[07:03:11] <pfischer>	 Hi, I forgot to mention this last week: it's a public holiday in Germany today (reunion day)
[07:16:58] <dcausse>	 pfischer: enjoy! :)
[09:23:36] <gehel>	 Errand + early lunch 
[10:54:35] <dcausse>	 lunch
[14:10:09] <dcausse>	 errand
[15:02:33] <gehel>	 inflatador: triage meeting: https://meet.google.com/eki-rafx-cxi
[17:31:17] <ryankemper>	 gehel: slo brainstorm https://meet.google.com/chj-uuwn-cev
[18:14:57] <dcausse>	 dinner
[18:35:55] <gehel>	 ryankemper: I'm there
[18:36:13] <ryankemper>	 gehel: ah i must have joined the wrong one, sec
[19:06:09] <gehel>	 ryankemper / ebernhardson: I'm having drink with friends tomorrow evening, so I won't be there for our usual pairing session
[19:06:26] <ryankemper>	 ack
[19:12:00] <ryankemper>	 ebernhardson: I'm looking at `(CirrusSearchJVMGCYoungPoolInsufficient) firing: Elasticsearch instance elastic1066-production-search-psi-eqiad is showing memory pressure in the young pool - https://wikitech.wikimedia.org/wiki/Search#Stuck_in_old_GC_hell - https://grafana.wikimedia.org/d/000000462/elasticsearch-memory - https://alerts.wikimedia.org/?q=alertname%3DCirrusSearchJVMGCYoungPoolInsufficient`
[19:12:21] <ryankemper>	 We have this documentation on https://wikitech.wikimedia.org/wiki/Search#Stuck_in_old_GC_hell , is that what this is or would that be firing an alert about the old pool as opposed to the young?
[19:14:43] <ryankemper>	 In any case I'll drain `1066` now and see if the alert stops complaining after a restart
[19:25:52] <ebernhardson>	 ryankemper: hmm, i suppose the runbook is now a bit incorrect, it's not really old gc hell anymore, it's plain old memory pressure
[19:26:29] <ebernhardson>	 ryankemper: mostly i'd restart the instance, i was curious if we could have it auto-restart as long as the uptime of the service is more than N days.  vo.lans said it wouldn't be super straight forward to accomplish though
[19:27:55] <ebernhardson>	 "enabling cook.book runs "remotely" as an auto-remediation method is something in the TODO list.
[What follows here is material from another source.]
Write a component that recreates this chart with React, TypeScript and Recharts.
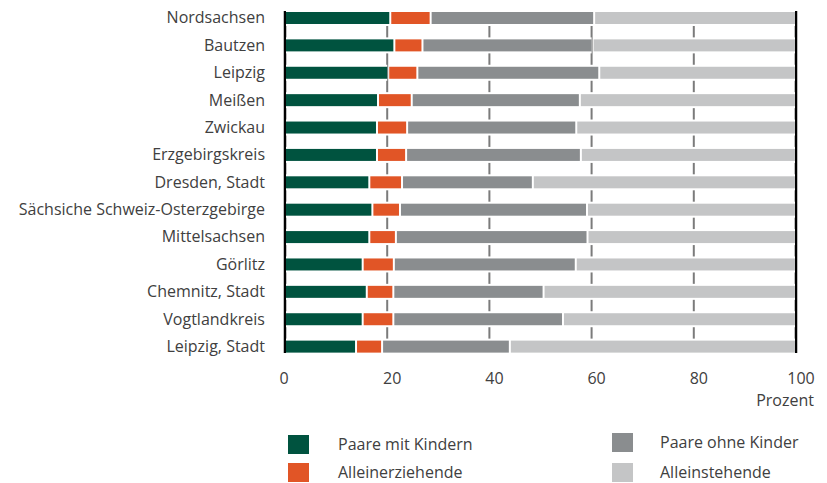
import { BarChart, Bar, XAxis, YAxis, CartesianGrid } from 'recharts';

const REGIONS = [
  'Nordsachsen',
  'Bautzen',
  'Leipzig',
  'Meißen',
  'Zwickau',
  'Erzgebirgskreis',
  'Dresden, Stadt',
  'Sächsiche Schweiz-Osterzgebirge',
  'Mittelsachsen',
  'Görlitz',
  'Chemnitz, Stadt',
  'Vogtlandkreis',
  'Leipzig, Stadt',
];

// Anteile in Prozent
const PAARE_MIT_KINDERN = [20.6, 21.4, 20.2, 18.2, 18.0, 18.0, 16.5, 17.1, 16.5, 15.2, 16.0, 15.2, 13.9];
const ALLEINERZIEHENDE = [7.9, 5.5, 5.7, 6.6, 5.9, 5.7, 6.4, 5.4, 5.2, 6.1, 5.2, 6.0, 5.1];
const PAARE_OHNE_KINDER = [32.0, 33.3, 35.6, 32.9, 33.1, 34.2, 25.6, 36.6, 37.5, 35.6, 29.4, 33.2, 25.0];
const ALLEINSTEHENDE = [39.5, 39.8, 38.5, 42.3, 43.0, 42.1, 51.5, 40.9, 40.8, 43.1, 49.4, 45.6, 56.0];

const X_TICKS = [0, 20, 40, 60, 80, 100];

const SERIES = [
  { key: 'mitKindern', name: 'Paare mit Kindern', color: '#00533f' },
  { key: 'alleinerziehend', name: 'Alleinerziehende', color: '#e15526' },
  { key: 'ohneKinder', name: 'Paare ohne Kinder', color: '#8a8d8f' },
  { key: 'alleinstehend', name: 'Alleinstehende', color: '#c4c5c6' },
];

const data = REGIONS.map((region, i) => ({
  region,
  mitKindern: PAARE_MIT_KINDERN[i],
  alleinerziehend: ALLEINERZIEHENDE[i],
  ohneKinder: PAARE_OHNE_KINDER[i],
  alleinstehend: ALLEINSTEHENDE[i],
}));

const FONT = '"Open Sans", sans-serif';
const TEXT = '#404040';

// segment with a white halo: hides the grid next to the bar and leaves a small gap between segments
function Segment(props: any) {
  const { x, y, width, height, fill } = props;
  if (!width || width <= 2) return null;
  return (
    <g>
      <rect x={x + 1} y={y} width={width - 2} height={height} fill="#ffffff" />
      <rect x={x + 1} y={y + 2} width={width - 2} height={height - 4} fill={fill} />
    </g>
  );
}

function XTick({ x, y, payload }: any) {
  return (
    <text x={x + (payload.value > 0 ? 5 : -1)} y={y} dy="0.71em" textAnchor="middle" fontSize={16} fill={TEXT} fontFamily={FONT}>
      {payload.value}
    </text>
  );
}

function LegendItem({ name, color, left, top, gap }: { name: string; color: string; left: number; top: number; gap: number }) {
  return (
    <div style={{ position: 'absolute', left, top, display: 'flex', alignItems: 'center' }}>
      <div style={{ width: 21, height: 19, background: color }} />
      <span style={{ marginLeft: gap, fontSize: 16, color: TEXT, fontFamily: FONT, whiteSpace: 'nowrap' }}>{name}</span>
    </div>
  );
}

export default function App() {
  return (
    <div style={{ position: 'absolute', left: 0, top: 0, width: 827, height: 483, background: '#fff' }}>
      <BarChart
        width={827}
        height={483}
        data={data}
        layout="vertical"
        barSize={16}
        margin={{ top: 4, right: 31, bottom: 73, left: 0 }}
      >
        <CartesianGrid horizontal={false} stroke="#7b7b7b" strokeWidth={2} y={12} height={340} />
        <CartesianGrid
          horizontal={false}
          stroke="#000000"
          strokeWidth={2.5}
          y={11}
          height={342}
          verticalCoordinatesGenerator={({ offset }: any) => [offset.left, offset.left + offset.width]}
        />
        <XAxis
          type="number"
          domain={[0, 100]}
          ticks={X_TICKS}
          axisLine={false}
          tickLine={false}
          tickSize={0}
          tickMargin={13}
          height={50}
          interval={0}
          tick={<XTick />}
          label={({ viewBox }: any) => (
            <text
              x={viewBox.x + viewBox.width + 18}
              y={viewBox.y + 46}
              textAnchor="end"
              fontSize={16}
              fill={TEXT}
              fontFamily={FONT}
            >
              Prozent
            </text>
          )}
        />
        <YAxis
          type="category"
          dataKey="region"
          width={285}
          axisLine={false}
          tickLine={false}
          tickSize={0}
          tickMargin={20}
          interval={0}
          tick={{ fontSize: 16, fill: TEXT, fontFamily: FONT }}
        />
        {SERIES.map((s) => (
          <Bar
            key={s.key}
            dataKey={s.key}
            name={s.name}
            stackId="a"
            fill={s.color}
            shape={<Segment />}
            isAnimationActive={false}
          />
        ))}
      </BarChart>
      <LegendItem name={SERIES[0].name} color={SERIES[0].color} left={288} top={433} gap={29} />
      <LegendItem name={SERIES[1].name} color={SERIES[1].color} left={288} top={461} gap={29} />
      <LegendItem name={SERIES[2].name} color={SERIES[2].color} left={612} top={431} gap={27} />
      <LegendItem name={SERIES[3].name} color={SERIES[3].color} left={612} top={461} gap={27} />
    </div>
  );
}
What can totally be doneight now is the other way around, having either a daemon or systemd timer that runs a script (using spicerack) or a coo
[19:27:57] <ebernhardson>	 k.book that checks either alertmanager or directly some metric on prometheus and then does what"
[19:28:32] <ebernhardson>	 if they are frequent though we probably need to give the instances more memory
[19:28:35] <ebernhardson>	 maybe +1GB
[19:30:07] <ebernhardson>	 the JVM heap - young pool graph there does look like it's running out of memory, old pool steadly increasing while young pool gets less and less space to work with
[19:30:42] <ebernhardson>	 it's not clear where it would flatline though, if memory memory would be sufficient
[19:31:05] <ebernhardson>	 s/memory memory/more memory/
[19:38:08] <ryankemper>	 Just realized I banned it with transient but should probably switch to permanent now
[19:39:41] * ebernhardson wonders where all the memory goes...it's not captured in the various graphs were report there.  Maybe could take a snapshot of localhost:9200/_nodes/_local/stats/jvm each time an instance gets into memory trouble to compare later, but most of that is probably already in prometheus
[19:48:40] <ebernhardson>	 poking values suffixed _bytes from node stats..nothing particularly suspicious.  buffer pool used bytes seems a bit high, but i think thats off-heap memory
[19:49:15] <ebernhardson>	 (by bit-high, i mean 1066 had the second-highest value in the cluster, per max(elasticsearch_jvm_buffer_pool_used_bytes{exported_cluster="production-search-psi-eqiad"}) by (name))